Task prompt:
Exactly the lines from the start of the data below through the line that contains "plt.rcParams['font.family'] = ['Noto" are to be copied, with pictures left out.

Supplied data:
● ● ●

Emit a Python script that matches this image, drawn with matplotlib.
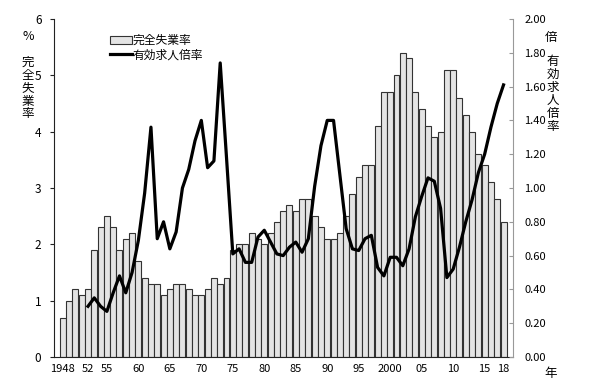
import matplotlib
matplotlib.use("Agg")
import matplotlib.pyplot as plt
import numpy as np

plt.rcParams['font.family'] = ['Noto Sans CJK JP', 'DejaVu Sans']

years = list(range(1948, 2019))
unemployment = [0.7, 1.0, 1.2, 1.1, 1.2, 1.9, 2.3, 2.5, 2.3, 1.9,
                2.1, 2.2, 1.7, 1.4, 1.3, 1.3, 1.1, 1.2, 1.3, 1.3,
                1.2, 1.1, 1.1, 1.2, 1.4, 1.3, 1.4, 1.9, 2.0, 2.0,
                2.2, 2.1, 2.0, 2.2, 2.4, 2.6, 2.7, 2.6, 2.8, 2.8,
                2.5, 2.3, 2.1, 2.1, 2.2, 2.5, 2.9, 3.2, 3.4, 3.4,
                4.1, 4.7, 4.7, 5.0, 5.4, 5.3, 4.7, 4.4, 4.1, 3.9,
                4.0, 5.1, 5.1, 4.6, 4.3, 4.0, 3.6, 3.4, 3.1, 2.8,
                2.4]

ratio_years = list(range(1952, 2019))
job_ratio = [0.30, 0.35, 0.30, 0.27, 0.38, 0.48, 0.38, 0.50, 0.69, 0.97,
             1.36, 0.70, 0.80, 0.64, 0.74, 1.00, 1.11, 1.28, 1.40, 1.12,
             1.16, 1.74, 1.18, 0.61, 0.64, 0.56, 0.56, 0.71, 0.75, 0.68,
             0.61, 0.60, 0.65, 0.68, 0.62, 0.70, 1.01, 1.25, 1.40, 1.40,
             1.08, 0.76, 0.64, 0.63, 0.70, 0.72, 0.53, 0.48, 0.59, 0.59,
             0.54, 0.64, 0.83, 0.95, 1.06, 1.04, 0.88, 0.47, 0.52, 0.65,
             0.80, 0.93, 1.09, 1.20, 1.36, 1.50, 1.61]

xtick_years = [1948, 1952, 1955, 1960, 1965, 1970, 1975, 1980, 1985, 1990,
               1995, 2000, 2005, 2010, 2015, 2018]
xtick_labels = ['1948', '52', '55', '60', '65', '70', '75', '80', '85', '90',
                '95', '2000', '05', '10', '15', '18']

fig = plt.figure(figsize=(6.06, 3.86), dpi=100)
ax = fig.add_axes([0.0891, 0.0751, 0.7574, 0.8757])
ax2 = ax.twinx()

bars = ax.bar(years, unemployment, width=0.95, color='#e4e4e4',
              edgecolor='#333333', linewidth=0.8, zorder=2)
line, = ax2.plot(ratio_years, job_ratio, color='black', linewidth=2.3,
                 zorder=3)

ax.set_xlim(1946.6, 2019.5)
ax.set_ylim(0, 6)
ax2.set_ylim(0, 2.0)
ax.set_yticks(range(0, 7))
ax2.set_yticks(np.arange(0, 2.01, 0.2))
ax2.set_yticklabels([f'{v:.2f}' for v in np.arange(0, 2.01, 0.2)])
ax.set_xticks(xtick_years)
ax.set_xticklabels(xtick_labels)

for a in (ax, ax2):
    a.spines['top'].set_visible(False)
ax.spines['right'].set_visible(False)
ax2.spines['left'].set_visible(False)
ax2.spines['bottom'].set_visible(False)
ax.spines['left'].set_color('#222222')
ax.spines['bottom'].set_color('#222222')
ax2.spines['right'].set_color('#999999')

ax.tick_params(axis='y', direction='out', length=3, color='#222222',
               labelsize=8.5, pad=6)
ax.tick_params(axis='x', length=0, labelsize=8, pad=5)
ax2.tick_params(axis='y', direction='in', length=3, color='#999999',
                labelsize=8, pad=8)

fig.text(28 / 606, 1 - 36 / 386, '%', fontsize=9, ha='center', va='center')
fig.text(28 / 606, 1 - 88 / 386, '\n'.join('完全失業率'), fontsize=9,
         ha='center', va='center', linespacing=1.0)
fig.text(551 / 606, 1 - 37 / 386, '倍', fontsize=9, ha='center', va='center')
fig.text(553 / 606, 1 - 94 / 386, '\n'.join('有効求人倍率'), fontsize=9,
         ha='center', va='center', linespacing=1.0)
fig.text(551 / 606, 1 - 373 / 386, '年', fontsize=9, ha='center', va='center')

leg = ax2.legend([bars, line], ['完全失業率', '有効求人倍率'],
                 loc='upper left', bbox_to_anchor=(0.105, 0.98),
                 frameon=False, fontsize=8.5, handlelength=1.8,
                 handletextpad=0.1, labelspacing=0.1, borderpad=0.2)

fig.savefig('out.png', dpi=100)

● ● ●

Result of the exercise:
Emit a Python script that matches this image, drawn with matplotlib.
import matplotlib
matplotlib.use("Agg")
import matplotlib.pyplot as plt
import numpy as np

plt.rcParams['font.family'] = ['Noto Sans CJK JP', 'DejaVu Sans']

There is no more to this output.